Выбрать главу

Рост внимания к авторским и исполнительским правам в 20-м веке зацементировал раскол между композитором и исполнителем. Феноменальный взлёт продажи пластинок (от 44 млн. долл. В 1939 г., 158 млн. в 1969 г. до 3501 млн. в 1977 г. (данные по США)) и укрепление радио (от 200 станций в 1922 г. до 5000–6000 в настоящее время), превратили музыку из искусства исполнителя в искусство ре-исполнителя, или даже воспроизводителя. Это стало совершенно очевидным с подъёмом дискотек во Франции в начале 60-х. Тут будет уместна параллель с обычной музыкой — когда дирижёр-звезда позволяет себе делать со всеми деталями текста (за исключением нот) всё, что ему угодно. (Послушайте, как 12 разных дирижёров исполняют “L’Apres Midi d’un Faune”, и увидите сами.)
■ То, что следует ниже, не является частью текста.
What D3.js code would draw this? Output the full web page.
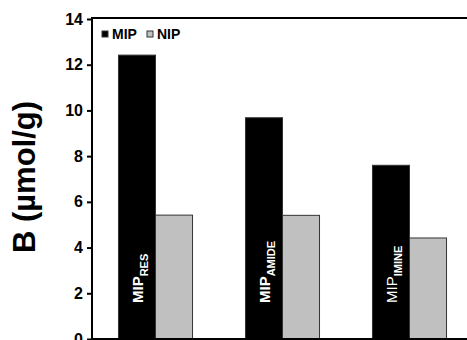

Творческой стороной этого ре-исполнения стал рэп, пионерами которого по большому счёту стали Джоко в Нью-Йорке в 50-е годы и Пит Ди-Джей Джонс, Голливуд, Эдди Чиба, Грандмастер Флэш и Кертис Блоу в 70-е, принимая во внимание близкую параллель между рэпперами и регги-тостерами. Термины «даб» и «версия» теперь хорошо известны и распространены. Негативными аспектами ре-исполнения являются падение числа людей, воспринимающих музыку из первых рук, а для артистов — трудности при точном воспроизведении пластинок на сцене. Проблема перевода пылающей энтузиазмом концертной группы на пластинку — это проблема продюсера, но проблема перенесения студийной музыки на сцену — это проблема артиста. Как и в кино, любое волшебство момента может быть схвачено на плёнке. Но термин «окончательное исполнение» подразумевает, что любое исполнение в будущем может быть, в лучшем случае, лишь повторением этого момента: восприятие живой музыки превращается из сиюминутного в историческое. Для музыканта не может быть «окончательного» исполнения: всё, что имеет для него значение — это момент, в который исполняется музыка. Я говорю так не для того, чтобы принизить значение звукозаписи как нового творческого орудия, цель которого — не воспроизвести живое исполнение, а произвести на свет новую музыку, то есть запись — сама по себе «исполнение», синтез новых «инструментов» и орудий композиции, полученных из студийных технологий и технических приёмов. Когда я в прошлом году работал в одной нью-йоркской студии с Ино, я видел, как он оперирует «Лексиконом» (линия задержки с переменной высотой звука) с таким музыкальным чувством и такой ловкостью, что этот хитроумный эхо-прибор превращался в самый настоящий инструмент.

Как живое представление в концертном зале окостенело от чересчур большого внимания к партитуре и всего, что под этим подразумевается, так же и в живом роке влияние звукозаписи и звукозаписывающей индустрии ограничило возможности исполнителя встретить музыку и публику так, чтобы забурлила кровь — то есть оно заставило BEATLES прекратить концерты. Невероятный энтузиазм к живой игре со стороны молодых музыкантов, начавшийся в 1977 г. (главным образом в панке и новой волне), подчеркнул (может быть, и намеренно) их некомпетентность и немузыкальность, и первоначально был встречен музыкальной индустрией с презрением. Эта демократическая некомпетентность шла вразрез с (исторически недавней) традицией смотреть на музыканта, как на не вовлечённого в дело исполнителя — просто потому, что новый музыкант не мог исполнить тонких оттенков музыки. Отбросив механические ограничения и игнорируя разделение «сочинитель — музыкант», исполнитель вновь вторгся в музыку в качестве творческого участника. На своеобразных способностях новых исполнителей вырос целый спектр новой музыки. Теперь, когда музыканты сохранили свою свободу, следующий шаг — развить свою музыкальную компетенцию, чтобы исследовать возможности, предоставляемые этой свободой. Никто не критикует Паркера или Колтрейна за то, что они знали больше приёмов, чем Лестер Янг.